The same is true in this case. Although Rule 196.7 might authorize Castillon Construction to enter the convenience store property to undertake its own testing, inspection, or a sampling, it does not permit Castillon Construction to enter the property to observe any testing conducted by WPGL. See TEX. R. CIV. P. 196.7; Teer, 176 F.R.D. at 207.
I would also point out that Rule 196.7 does not contemplate that notice of testing or inspection be provided by anyone other than the party seeking entry upon the land — in this case, Castillon Construction. See TEX. R. CIV. P. 196.7(b). Nevertheless, the trial court ordered WPGL to give Castillon Construction fourteen-days' notice of any invasive testing it might perform. This is directly contrary to Rule 196.7, which requires the party seeking entry for inspection, testing, etc. to provide notice of the time, place, manner, conditions, and scope of any inspection. See id. However, it is not surprising that the trial court erroneously ordered WPGL to provide fourteen-days' notice to Castillon Construction. Once the trial court erroneously decided to permit Castillon Construction to enter the convenience store property to observe testing by WPGL, it necessarily would have to require WPGL to give Castillon Construction notice of when any testing would occur.
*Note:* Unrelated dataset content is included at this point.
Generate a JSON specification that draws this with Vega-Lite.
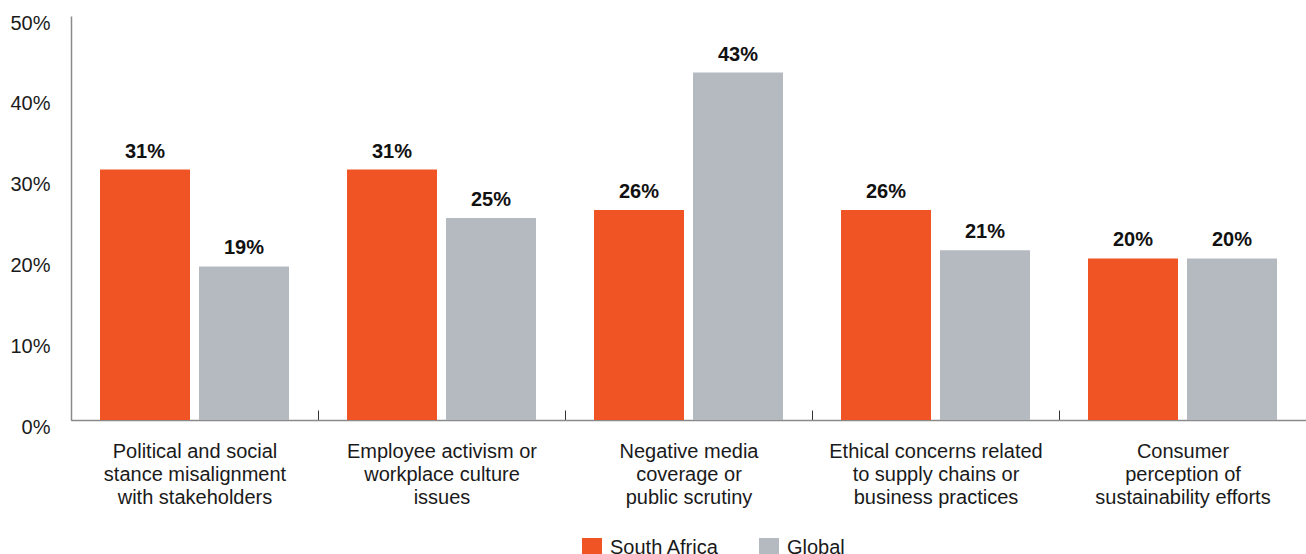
{
  "$schema": "https://vega.github.io/schema/vega-lite/v6.json",
  "autosize": {"type": "none"},
  "padding": {"left": 71, "top": 16, "right": 0, "bottom": 134},
  "width": 1235,
  "height": 404,
  "background": "white",
  "config": {
    "view": {"stroke": null},
    "font": "Liberation Sans"
  },
  "data": {
    "values": [
      {"category": "Political and social|stance misalignment|with stakeholders", "series": "South Africa", "value": 0.31},
      {"category": "Political and social|stance misalignment|with stakeholders", "series": "Global", "value": 0.19},
      {"category": "Employee activism or|workplace culture|issues", "series": "South Africa", "value": 0.31},
      {"category": "Employee activism or|workplace culture|issues", "series": "Global", "value": 0.25},
      {"category": "Negative media|coverage or|public scrutiny", "series": "South Africa", "value": 0.26},
      {"category": "Negative media|coverage or|public scrutiny", "series": "Global", "value": 0.43},
      {"category": "Ethical concerns related|to supply chains or|business practices", "series": "South Africa", "value": 0.26},
      {"category": "Ethical concerns related|to supply chains or|business practices", "series": "Global", "value": 0.21},
      {"category": "Consumer|perception of|sustainability efforts", "series": "South Africa", "value": 0.20},
      {"category": "Consumer|perception of|sustainability efforts", "series": "Global", "value": 0.20}
    ]
  },
  "encoding": {
    "x": {
      "field": "category",
      "type": "nominal",
      "sort": null,
      "scale": {"paddingInner": 0, "paddingOuter": 0},
      "axis": {
        "title": null,
        "labelAngle": 0,
        "labelExpr": "split(datum.label, '|')",
        "labelFontSize": 20,
        "labelLineHeight": 23,
        "labelColor": "#1a1a1a",
        "labelLimit": 0,
        "labelPadding": 31,
        "labelBaseline": "top",
        "tickBand": "extent",
        "tickSize": -10,
        "tickColor": "#333333",
        "tickWidth": 1,
        "domainColor": "#8a8a8a",
        "domainWidth": 1.5
      }
    },
    "xOffset": {
      "field": "series",
      "type": "nominal",
      "sort": ["South Africa", "Global"],
      "scale": {"paddingInner": 0.0909, "paddingOuter": 0.293}
    },
    "y": {
      "field": "value",
      "type": "quantitative",
      "scale": {"domain": [0, 0.5]},
      "axis": {
        "title": null,
        "values": [0, 0.1, 0.2, 0.3, 0.4, 0.5],
        "format": ".0%",
        "labelFontSize": 20,
        "labelColor": "#1a1a1a",
        "labelPadding": 21,
        "labelOffset": 7,
        "ticks": false,
        "grid": false,
        "domainColor": "#8a8a8a",
        "domainWidth": 1.5
      }
    }
  },
  "layer": [
    {
      "mark": {"type": "bar"},
      "encoding": {
        "color": {
          "field": "series",
          "type": "nominal",
          "sort": ["South Africa", "Global"],
          "scale": {"domain": ["South Africa", "Global"], "range": ["#F05424", "#B5BAC1"]},
          "legend": {
            "title": null,
            "orient": "none",
            "direction": "horizontal",
            "legendX": 511,
            "legendY": 522,
            "symbolType": "square",
            "symbolSize": 400,
            "symbolStrokeWidth": 0,
            "labelFontSize": 20,
            "labelColor": "#1a1a1a",
            "labelOffset": 8,
            "columnPadding": 40
          }
        }
      }
    },
    {
      "mark": {"type": "text", "baseline": "alphabetic", "dy": -12, "fontSize": 20, "fontWeight": "bold", "color": "#111111"},
      "encoding": {
        "text": {"field": "value", "type": "quantitative", "format": ".0%"},
        "detail": {"field": "series"}
      }
    }
  ]
}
Thus, one error begat another.
I would therefore conclude the trial court abused its discretion in ordering WPGL to provide Castillon Construction with notice and an opportunity to observe any testing or corrective action taken by WPGL on the convenience store property. See M-I, L.L.C., 505 S.W.3d at 574.
Adequate Remedy By Appeal
I would also conclude WPGL has no adequate remedy by appeal. As set out above, a party is entitled to mandamus relief if a trial court compels production beyond the permissible bounds of discovery. Weekley Homes, L.P., 295 S.W.3d at 322. As discussed, I believe the trial court in this case compelled production beyond the bounds of Rule 196.7, which sets the limitations for discovery related to entry upon the real property of another. Accordingly, WPGL is entitled to mandamus relief. See id. Once Castillon Construction is allowed to enter the property and observe WPGL's testing, it cannot be undone on appeal. As Lady Macbeth stated, "what's done cannot be undone." WILLIAM SHAKESPEARE, MACBETH act 5, sc.1.
CONCLUSION
For the reasons set out above, I would conditionally grant WPGL's petition for writ of mandamus and order the trial court to vacate its order granting Castillon Construction's "Motion to Coordinate Invasive Testing," which requires WPGL to provide Castillon Construction with notice and an opportunity to observe and inspect any testing or corrective action taken by WPGL on the convenience store property. Accordingly, I respectfully dissent to the majority's denial of the petition for writ of mandamus.